The letter, signed by many supporters of Josh Mandel — who ran unsuccessfully against Democratic Sen. Sherrod Brown in 2012 and made a brief Senate run in 2018 — was drafted as Timken’s campaign began door-knocking, advertising and racking up endorsements from the state GOP’s 66-member central committee. She currently has support from 38 of them, six shy of the total needed to force a committee vote to issue a formal state party endorsement.
The focus on Gonzalez has ramped up as Timken critics have grown increasingly concerned that Trump might wade into the race and endorse her — which would make her virtually unbeatable in the primary. While the letter was designed to remind MAGA supporters of Timken’s initial position on Gonzalez, it was also meant to highlight her heresy to a primary of one — Trump.
Trump’s outsize role was underscored two months ago when he hosted what was referred to as a “Hunger Games” exercise, forcing Timken, Mandel, technology company executive Bernie Moreno and investment banker Mike Gibbons to sit at the same table and make their case for the Senate nomination in his presence at his Mar-a-Lago resort. The Senate contenders were there for a fundraiser for Gonzalez’s congressional opponent — a cause Trump has championed.
At the meeting, Trump reminded Timken — who served one term as his handpicked state party chair — that she didn’t initially condemn Gonzalez for his impeachment vote.
“On the merits, he should’ve endorsed her already. She was nothing but completely loyal and supportive of him, and she was doing her job as party chair. But that’s not good enough. It’s not about doing your job.
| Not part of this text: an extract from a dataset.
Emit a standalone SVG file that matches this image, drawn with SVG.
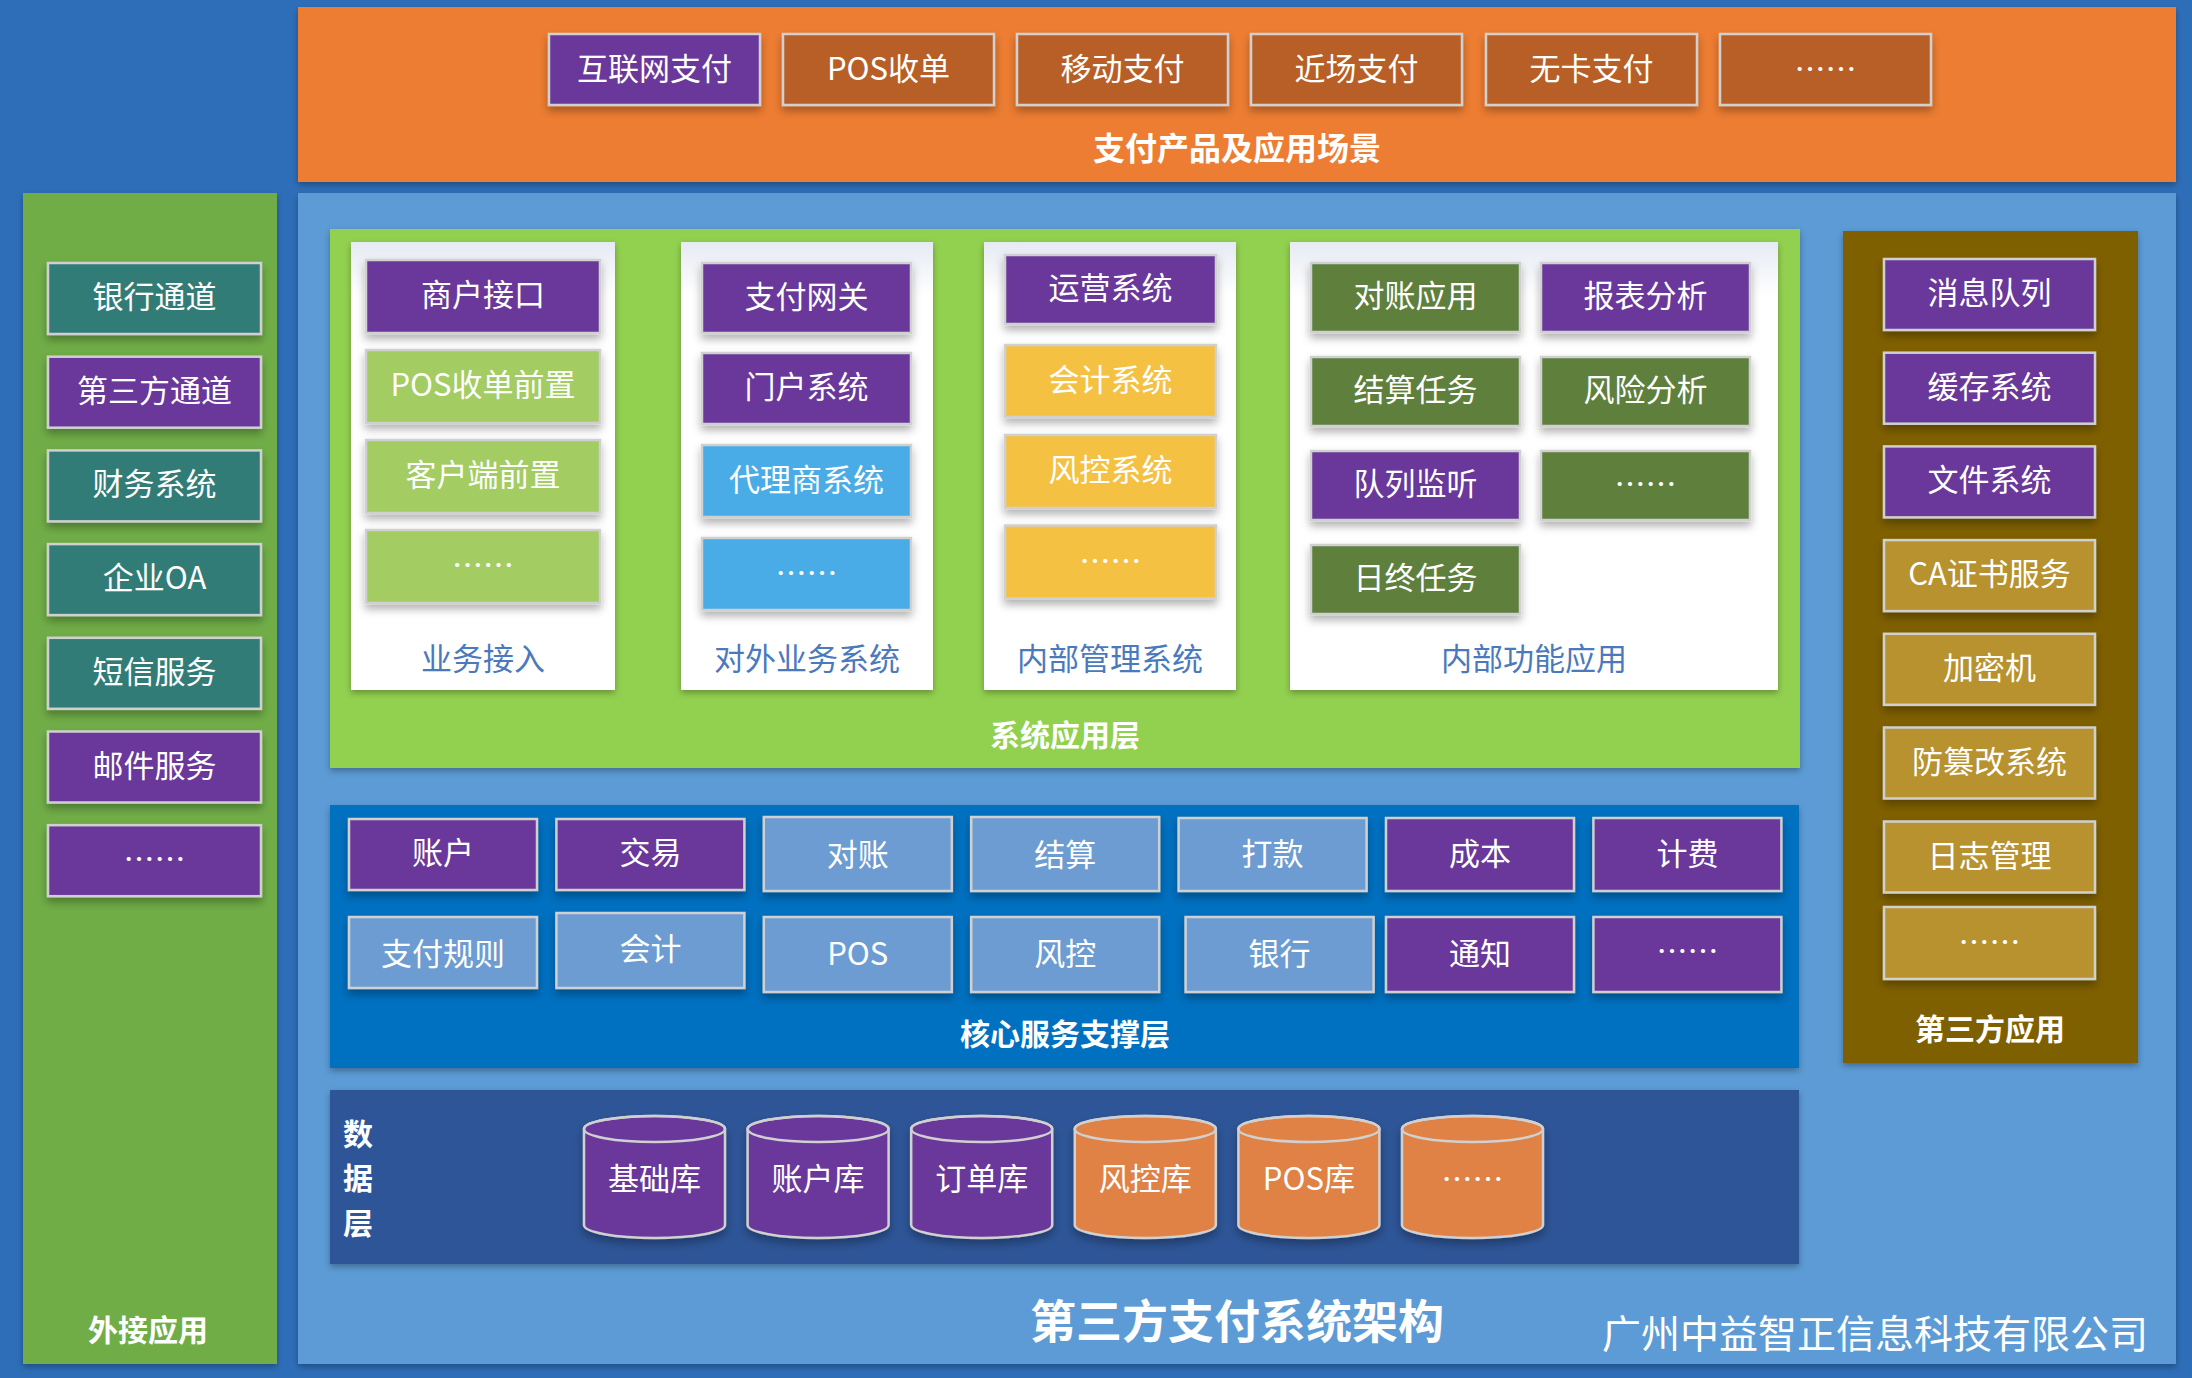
<svg xmlns="http://www.w3.org/2000/svg" width="2192" height="1378" viewBox="0 0 2192 1378">
<defs>
<style>
.t{font-family:"Noto Sans CJK SC","Noto Sans",sans-serif;fill:#fff;font-size:31px;text-anchor:middle;dominant-baseline:central;transform:translateY(-4px)}
.b{font-weight:bold}
.lbl{fill:#4B79BD;font-size:31px}
.box{stroke:#D0D0D0;stroke-width:2.5;filter:url(#sh)}
.pu{fill:#69389A}
.te{fill:#317C78}
.lg{fill:#A3CC63}
.sk{fill:#49ACE6}
.ye{fill:#F5C143}
.dg{fill:#5E7F3E}
.go{fill:#B8922F}
.br{fill:#B75F27}
.st{fill:#6C9CD2}
.cy{stroke:#D0D0D0;stroke-width:2.5;filter:url(#sh)}
.or{fill:#E08245}
</style>
<filter id="sh" x="-10%" y="-10%" width="120%" height="140%">
<feDropShadow dx="0" dy="5" stdDeviation="4" flood-color="#000" flood-opacity="0.3"/>
</filter>
<filter id="psh" x="-5%" y="-5%" width="110%" height="110%">
<feDropShadow dx="0" dy="3" stdDeviation="3" flood-color="#000" flood-opacity="0.3"/>
</filter>
<linearGradient id="wg" x1="0" y1="0" x2="0" y2="1">
<stop offset="0" stop-color="#E6EAF3"/>
<stop offset="0.12" stop-color="#FFFFFF"/>
<stop offset="1" stop-color="#FFFFFF"/>
</linearGradient>
</defs>
<rect x="0" y="0" width="2192" height="1378" fill="#2E6EB8"/>

<g id="top-layer">
<rect x="298" y="7" width="1878" height="175" fill="#ED7D31" filter="url(#psh)"/>
<text class="t b" x="1237" y="150" style="font-size:32px">支付产品及应用场景</text>
</g>
<g id="top-1"><rect class="box pu" x="549" y="34" width="211" height="71"/><text class="t" x="654.5" y="70">互联网支付</text></g>
<g id="top-2"><rect class="box br" x="783" y="34" width="211" height="71"/><text class="t" x="888.5" y="70">POS收单</text></g>
<g id="top-3"><rect class="box br" x="1017" y="34" width="211" height="71"/><text class="t" x="1122.5" y="70">移动支付</text></g>
<g id="top-4"><rect class="box br" x="1251" y="34" width="211" height="71"/><text class="t" x="1356.5" y="70">近场支付</text></g>
<g id="top-5"><rect class="box br" x="1486" y="34" width="211" height="71"/><text class="t" x="1591.5" y="70">无卡支付</text></g>
<g id="top-6"><rect class="box br" x="1720" y="34" width="211" height="71"/><text class="t" x="1825.5" y="70">……</text></g>

<g id="main-panel"><rect x="298" y="193" width="1878" height="1171" fill="#5B9BD5" filter="url(#psh)"/></g>

<g id="left-panel">
<rect x="23" y="193" width="254" height="1171" fill="#70AD47" filter="url(#psh)"/>
<text class="t b" x="148" y="1332" style="font-size:30px">外接应用</text>
</g>
<g id="l-1"><rect class="box te" x="48" y="263" width="213" height="71"/><text class="t" x="154.5" y="298.5">银行通道</text></g>
<g id="l-2"><rect class="box pu" x="48" y="356.7" width="213" height="71"/><text class="t" x="154.5" y="392.2">第三方通道</text></g>
<g id="l-3"><rect class="box te" x="48" y="450.4" width="213" height="71"/><text class="t" x="154.5" y="485.9">财务系统</text></g>
<g id="l-4"><rect class="box te" x="48" y="544.1" width="213" height="71"/><text class="t" x="154.5" y="579.6">企业OA</text></g>
<g id="l-5"><rect class="box te" x="48" y="637.8" width="213" height="71"/><text class="t" x="154.5" y="673.3">短信服务</text></g>
<g id="l-6"><rect class="box pu" x="48" y="731.5" width="213" height="71"/><text class="t" x="154.5" y="767">邮件服务</text></g>
<g id="l-7"><rect class="box pu" x="48" y="825.2" width="213" height="71"/><text class="t" x="154.5" y="860.7">……</text></g>

<g id="app-layer">
<rect x="330" y="229" width="1470" height="539" fill="#92D050" filter="url(#psh)"/>
<text class="t b" x="1065" y="737" style="font-size:30px">系统应用层</text>
</g>
<g id="p-access">
<rect x="351" y="242" width="264" height="448" fill="url(#wg)" filter="url(#psh)"/>
<text class="t lbl" x="483" y="660">业务接入</text>
</g>
<g id="p-ext">
<rect x="681" y="242" width="252" height="448" fill="url(#wg)" filter="url(#psh)"/>
<text class="t lbl" x="807" y="660">对外业务系统</text>
</g>
<g id="p-mgmt">
<rect x="984" y="242" width="252" height="448" fill="url(#wg)" filter="url(#psh)"/>
<text class="t lbl" x="1110" y="660">内部管理系统</text>
</g>
<g id="p-func">
<rect x="1290" y="242" width="488" height="448" fill="url(#wg)" filter="url(#psh)"/>
<text class="t lbl" x="1534" y="660">内部功能应用</text>
</g>

<g id="a-1"><rect class="box pu" x="366" y="260" width="234" height="73"/><text class="t" x="483" y="296.5">商户接口</text></g>
<g id="a-2"><rect class="box lg" x="366" y="350" width="234" height="73"/><text class="t" x="483" y="386.5">POS收单前置</text></g>
<g id="a-3"><rect class="box lg" x="366" y="440" width="234" height="73"/><text class="t" x="483" y="476.5">客户端前置</text></g>
<g id="a-4"><rect class="box lg" x="366" y="530" width="234" height="73"/><text class="t" x="483" y="566.5">……</text></g>

<g id="e-1"><rect class="box pu" x="702" y="263" width="209" height="70"/><text class="t" x="806.5" y="298">支付网关</text></g>
<g id="e-2"><rect class="box pu" x="702" y="353" width="209" height="71"/><text class="t" x="806.5" y="388.5">门户系统</text></g>
<g id="e-3"><rect class="box sk" x="702" y="445" width="209" height="72"/><text class="t" x="806.5" y="481">代理商系统</text></g>
<g id="e-4"><rect class="box sk" x="702" y="538" width="209" height="72"/><text class="t" x="806.5" y="574">……</text></g>

<g id="m-1"><rect class="box pu" x="1005" y="255" width="211" height="69"/><text class="t" x="1110.5" y="289.5">运营系统</text></g>
<g id="m-2"><rect class="box ye" x="1005" y="345" width="211" height="72"/><text class="t" x="1110.5" y="381">会计系统</text></g>
<g id="m-3"><rect class="box ye" x="1005" y="435" width="211" height="73"/><text class="t" x="1110.5" y="471.5">风控系统</text></g>
<g id="m-4"><rect class="box ye" x="1005" y="525.5" width="211" height="73"/><text class="t" x="1110.5" y="562">……</text></g>

<g id="f-1"><rect class="box dg" x="1311" y="263" width="209" height="69"/><text class="t" x="1415.5" y="297.5">对账应用</text></g>
<g id="f-2"><rect class="box pu" x="1541" y="263" width="209" height="69"/><text class="t" x="1645.5" y="297.5">报表分析</text></g>
<g id="f-3"><rect class="box dg" x="1311" y="357" width="209" height="69"/><text class="t" x="1415.5" y="391.5">结算任务</text></g>
<g id="f-4"><rect class="box dg" x="1541" y="357" width="209" height="69"/><text class="t" x="1645.5" y="391.5">风险分析</text></g>
<g id="f-5"><rect class="box pu" x="1311" y="451" width="209" height="69"/><text class="t" x="1415.5" y="485.5">队列监听</text></g>
<g id="f-6"><rect class="box dg" x="1541" y="451" width="209" height="69"/><text class="t" x="1645.5" y="485.5">……</text></g>
<g id="f-7"><rect class="box dg" x="1311" y="545" width="209" height="69"/><text class="t" x="1415.5" y="579.5">日终任务</text></g>

<g id="third-panel">
<rect x="1843" y="231" width="295" height="832" fill="#7F6000" filter="url(#psh)"/>
<text class="t b" x="1990" y="1031" style="font-size:30px">第三方应用</text>
</g>
<g id="r-1"><rect class="box pu" x="1884" y="259" width="211" height="71"/><text class="t" x="1989.5" y="294.5">消息队列</text></g>
<g id="r-2"><rect class="box pu" x="1884" y="352.7" width="211" height="71"/><text class="t" x="1989.5" y="388.2">缓存系统</text></g>
<g id="r-3"><rect class="box pu" x="1884" y="446.4" width="211" height="71"/><text class="t" x="1989.5" y="481.9">文件系统</text></g>
<g id="r-4"><rect class="box go" x="1884" y="540.1" width="211" height="71"/><text class="t" x="1989.5" y="575.6">CA证书服务</text></g>
<g id="r-5"><rect class="box go" x="1884" y="633.8" width="211" height="71"/><text class="t" x="1989.5" y="669.3">加密机</text></g>
<g id="r-6"><rect class="box go" x="1884" y="727.5" width="211" height="71"/><text class="t" x="1989.5" y="763">防篡改系统</text></g>
<g id="r-7"><rect class="box go" x="1884" y="821.5" width="211" height="71"/><text class="t" x="1989.5" y="857">日志管理</text></g>
<g id="r-8"><rect class="box go" x="1884" y="907" width="211" height="72"/><text class="t" x="1989.5" y="943">……</text></g>

<g id="core-layer">
<rect x="330" y="805" width="1469" height="263" fill="#0070C0" filter="url(#psh)"/>
<text class="t b" x="1065" y="1036" style="font-size:30px">核心服务支撑层</text>
</g>
<g id="c-1"><rect class="box pu" x="349" y="819" width="188" height="71"/><text class="t" x="443" y="854.5">账户</text></g>
<g id="c-2"><rect class="box pu" x="556.4" y="819" width="188" height="71"/><text class="t" x="650.4" y="854.5">交易</text></g>
<g id="c-3"><rect class="box st" x="763.8" y="817" width="188" height="74"/><text class="t" x="857.8" y="856">对账</text></g>
<g id="c-4"><rect class="box st" x="971.2" y="817" width="188" height="74"/><text class="t" x="1065.2" y="856">结算</text></g>
<g id="c-5"><rect class="box st" x="1178.6" y="818" width="188" height="73"/><text class="t" x="1272.6" y="855">打款</text></g>
<g id="c-6"><rect class="box pu" x="1386" y="818" width="188" height="73"/><text class="t" x="1480" y="855">成本</text></g>
<g id="c-7"><rect class="box pu" x="1593.4" y="818" width="188" height="73"/><text class="t" x="1687.4" y="855">计费</text></g>
<g id="c-8"><rect class="box st" x="349" y="917" width="188" height="71"/><text class="t" x="443" y="955">支付规则</text></g>
<g id="c-9"><rect class="box st" x="556.4" y="913" width="188" height="75"/><text class="t" x="650.4" y="950">会计</text></g>
<g id="c-10"><rect class="box st" x="763.8" y="917" width="188" height="75"/><text class="t" x="857.8" y="955">POS</text></g>
<g id="c-11"><rect class="box st" x="971.2" y="917" width="188" height="75"/><text class="t" x="1065.2" y="955">风控</text></g>
<g id="c-12"><rect class="box st" x="1185.6" y="917" width="188" height="75"/><text class="t" x="1279.6" y="955">银行</text></g>
<g id="c-13"><rect class="box pu" x="1386" y="917" width="188" height="75"/><text class="t" x="1480" y="955">通知</text></g>
<g id="c-14"><rect class="box pu" x="1593.4" y="917" width="188" height="75"/><text class="t" x="1687.4" y="952">……</text></g>

<g id="data-layer">
<rect x="330" y="1090" width="1469" height="174" fill="#2F5597" filter="url(#psh)"/>
<text class="t b" x="358" y="1136" style="font-size:30px">数</text>
<text class="t b" x="358" y="1180" style="font-size:30px">据</text>
<text class="t b" x="358" y="1225" style="font-size:30px">层</text>
</g>
<g id="db-1"><path class="cy pu" d="M584,1129 v96 a70.5,13 0 0 0 141,0 v-96 a70.5,13 0 0 0 -141,0 z"/><ellipse cx="654.5" cy="1129" rx="70.5" ry="13" fill="none" stroke="#D0D0D0" stroke-width="2.5"/><text class="t" x="654.5" y="1180">基础库</text></g>
<g id="db-2"><path class="cy pu" d="M747.6,1129 v96 a70.5,13 0 0 0 141,0 v-96 a70.5,13 0 0 0 -141,0 z"/><ellipse cx="818.1" cy="1129" rx="70.5" ry="13" fill="none" stroke="#D0D0D0" stroke-width="2.5"/><text class="t" x="818.1" y="1180">账户库</text></g>
<g id="db-3"><path class="cy pu" d="M911.2,1129 v96 a70.5,13 0 0 0 141,0 v-96 a70.5,13 0 0 0 -141,0 z"/><ellipse cx="981.7" cy="1129" rx="70.5" ry="13" fill="none" stroke="#D0D0D0" stroke-width="2.5"/><text class="t" x="981.7" y="1180">订单库</text></g>
<g id="db-4"><path class="cy or" d="M1074.8,1129 v96 a70.5,13 0 0 0 141,0 v-96 a70.5,13 0 0 0 -141,0 z"/><ellipse cx="1145.3" cy="1129" rx="70.5" ry="13" fill="none" stroke="#D0D0D0" stroke-width="2.5"/><text class="t" x="1145.3" y="1180">风控库</text></g>
<g id="db-5"><path class="cy or" d="M1238.4,1129 v96 a70.5,13 0 0 0 141,0 v-96 a70.5,13 0 0 0 -141,0 z"/><ellipse cx="1308.9" cy="1129" rx="70.5" ry="13" fill="none" stroke="#D0D0D0" stroke-width="2.5"/><text class="t" x="1308.9" y="1180">POS库</text></g>
<g id="db-6"><path class="cy or" d="M1402,1129 v96 a70.5,13 0 0 0 141,0 v-96 a70.5,13 0 0 0 -141,0 z"/><ellipse cx="1472.5" cy="1129" rx="70.5" ry="13" fill="none" stroke="#D0D0D0" stroke-width="2.5"/><text class="t" x="1472.5" y="1180">……</text></g>

<g id="connectors"></g>

<g id="captions">
<text class="t b" x="1237" y="1322" style="font-size:46px">第三方支付系统架构</text>
<text class="t" x="1875" y="1335" style="font-size:39px">广州中益智正信息科技有限公司</text>
</g>
</svg>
It’s about being loyal to him 100 percent all the time,” said Doug Preisse, a veteran Republican strategist in the state.
“This is different from what Ronald Reagan said, which is that someone who is with you 80 percent of the time is not your enemy, they’re your friend,” he said.
Jason Miller, a Trump spokesperson, said the former president has no plans right now to endorse in Ohio.
“It’s still too early,” Miller said. “There might be that goal of appealing to the primary of one. But that person sees multiple candidates with strong pathways to victory.”
One Republican who is neutral in the Senate race and has discussed it with Trump said the letter “would seem effective in slowing down an endorsement” from Trump. The Republican said that the letter-writers are not just doing Mandel a favor, but “are also doing the whole field a favor.”
Timken’s campaign has fired back at Mandel for doing too little to help Trump after essentially disappearing from public life once Mandel dropped out of the 2018 Senate race. A Mandel spokesperson said he had fundraised for Trump and advocated for him among Jewish and military voters — and that Timken’s “disloyalty and squishiness have consequences.”
Others in the field are also contending with their own Trump loyalty issues. Moreno called Trump a “maniac” in 2016 and refused to say in a 2019 TV interview whether he supported Trump. Yet another candidate, best-selling author J.D. Vance, trashed Trump in 2016 but drifted back into the Trump fold.
“While Jane fought tirelessly for the Trump agenda,” said a Timken spokesperson, “other candidates are now trying to overcompensate because they either didn’t vote for President Trump, publicly trashed President Trump and belittled his supporters, or were totally MIA with their head in the sand now trying to play pretend.”
Beth Hansen, a veteran Republican strategist in Ohio, thinks the hit will be survivable for Timken, but acknowledged its resonance.
“She has done so much for Donald Trump that most people will be able to get beyond this,” Hansen said. “It will influence some people, but not enough to make up for the margin of victory.”
One of the Mandel backers who signed the open letter to the state party and Trump, Thea Shoemake, pointed out that the letter lays out myriad reasons to oppose Timken. Still, the Gonzalez episode might be enough on its own.
“She said there was a ‘rational reason’ to vote for impeachment but there wasn’t,” Shoemake said. “That impeachment was a shame. You can’t draw a line from it to the U.S. Constitution.”
Ohio Republicans “want someone consistent and who does not put their finger in the air to see which way the wind is blowing.”